A pragmatic approach involves prioritizing where type annotations offer the most value. Starting with functions that handle external data, such as API responses or database reads, where uncertainty is highest, is a sensible strategy. Coverage can then expand outwards. The strictness of type checking can also be gradually increased. Basic checking catches obvious mismatches, while stricter modes can mandate annotations on all functions and disallow implicit Any types. By default, mypy skips functions without annotations, leading new users to discover that unannotated code remains unchecked. Pyright and newer Rust-based checkers examine unannotated code by default, though mypy users can achieve similar behavior with the --check-untyped-defs flag. Implementing these checks within a Continuous Integration (CI) pipeline ensures that errors are caught before they are merged into the main codebase, establishing a consistent standard for the entire team.
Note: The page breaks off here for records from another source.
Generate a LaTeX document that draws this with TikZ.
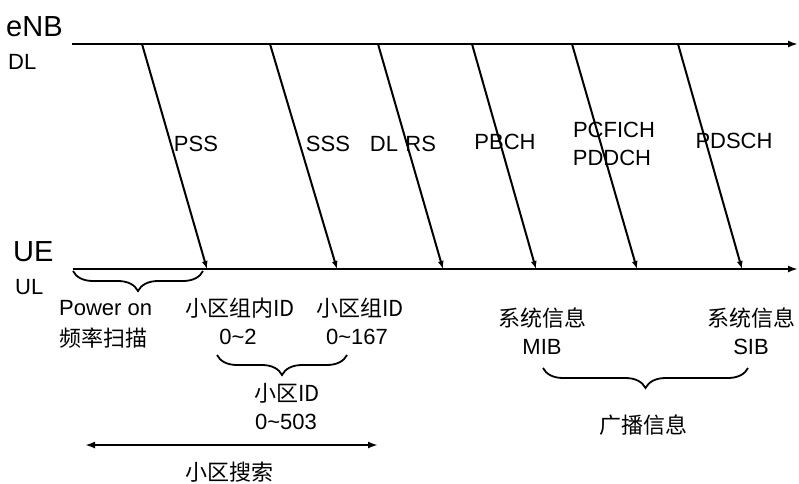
\documentclass[tikz,border=0pt]{standalone}
\usepackage{fontspec}
\setmainfont{Liberation Sans}
\newfontfamily\cjk{Noto Sans CJK SC}[FakeStretch=1.0]
\usetikzlibrary{arrows.meta,decorations.pathreplacing}
\newcommand{\tld}{\char"7E\relax}
\begin{document}
\begin{tikzpicture}[x=1pt,y=-1pt,
  lbl/.style={inner sep=0pt,font=\fontsize{22}{24}\selectfont},
  big/.style={inner sep=0pt,font=\fontsize{29}{31}\selectfont,anchor=west},
  zh/.style={inner sep=0pt,font=\fontsize{22}{24}\selectfont\cjk},
  axis/.style={line width=2.2pt,-{Latex[length=10pt,width=7pt]}},
  sig/.style={line width=2pt,-{Latex[length=8pt,width=6pt]}},
  brc/.style={line width=1.8pt,decorate,decoration={brace,amplitude=20pt,mirror}},
  dbl/.style={line width=2pt,{Latex[length=10pt,width=7pt]}-{Latex[length=10pt,width=7pt]}}]
\useasboundingbox (0,0) rectangle (799,483);
% axes
\coordinate (tl) at (72,44);
\coordinate (tr) at (798,44);
\coordinate (bl) at (73,269);
\coordinate (br) at (798,269);
\draw[axis] (tl) -- (tr);
\draw[axis] (bl) -- (br);
\node[big] (enb) at (6,27) {eNB};
\node[lbl,anchor=west] (dl) at (8,62) {DL};
\node[big] (ue) at (13,252) {UE};
\node[lbl,anchor=west] (ul) at (15,287) {UL};
% signals
\foreach \i/\a/\b in {1/142/207,2/270/337,3/378/443,4/472/536,5/572/637,6/678/742}{
  \coordinate (t\i) at (\a,44);
  \coordinate (b\i) at (\b,269);
  \draw[sig] (t\i) -- (b\i);
}
\node[lbl] (pss) at (196,144) {PSS};
\node[lbl] (sss) at (328,144) {SSS};
\node[lbl] (dlrs) at (403,144) {DL\,\,RS};
\node[lbl] (pbch) at (505,142) {PBCH};
\node[lbl] (pcfich) at (614,130) {PCFICH};
\node[lbl] (pddch) at (612,158) {PDDCH};
\node[lbl] (pdsch) at (734,141) {PDSCH};
% brace 1
\coordinate (p1) at (73,271);
\coordinate (p2) at (203,271);
\draw[brc] (p1) -- (p2);
\node[lbl,anchor=west] (pw) at (59,308) {Power on};
\node[zh,anchor=west] (scan) at (59,338) {频率扫描};
% cell ids
\node[zh] (grpin) at (240,308) {小区组内ID};
\node[lbl] (r1) at (238,337) {0\tld 2};
\node[zh] (grp) at (360,308) {小区组ID};
\node[lbl] (r2) at (357,337) {0\tld 167};
\coordinate (q1) at (217,355);
\coordinate (q2) at (347,355);
\draw[brc] (q1) -- (q2);
\node[zh] (cid) at (287,393) {小区ID};
\node[lbl] (r3) at (286,422) {0\tld 503};
% cell search
\coordinate (s1) at (85,445);
\coordinate (s2) at (378,445);
\draw[dbl] (s1) -- (s2);
\node[zh] (search) at (229,472) {小区搜索};
% system info
\node[zh] (sys1) at (542,318) {系统信息};
\node[lbl] (mib) at (542,347) {MIB};
\node[zh] (sys2) at (751,318) {系统信息};
\node[lbl] (sib) at (751,347) {SIB};
\coordinate (u1) at (543,368);
\coordinate (u2) at (748,368);
\draw[brc] (u1) -- (u2);
\node[zh] (bc) at (643,425) {广播信息};
\end{tikzpicture}
\end{document}
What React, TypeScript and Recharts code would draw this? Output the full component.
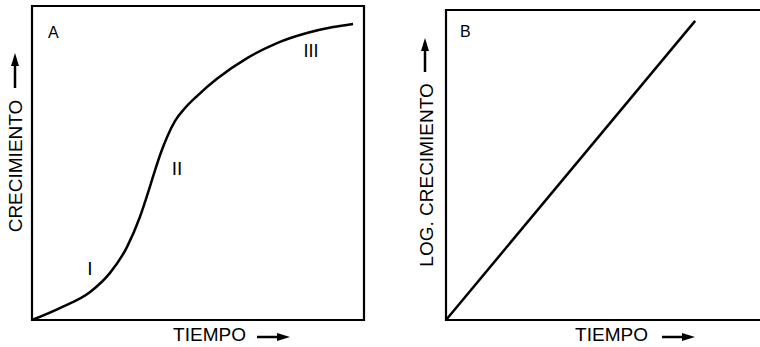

The tangible benefits of type annotations far outweigh their costs. A misplaced key in a TypedDict is caught at the moment of typing, rather than as a KeyError days later. A function signature with explicit types clearly communicates its expectations to other developers without requiring them to delve into the implementation. Mastering the art of effective type annotation is a craft that rewards practice. When applied judiciously, type annotations transform assumptions about code into verifiable facts, ultimately leading to more robust, maintainable, and predictable software. The journey towards comprehensive and effective type hinting in Python is ongoing, but the trajectory is clear: it is a vital step in the language’s evolution, empowering developers to build more reliable and scalable applications.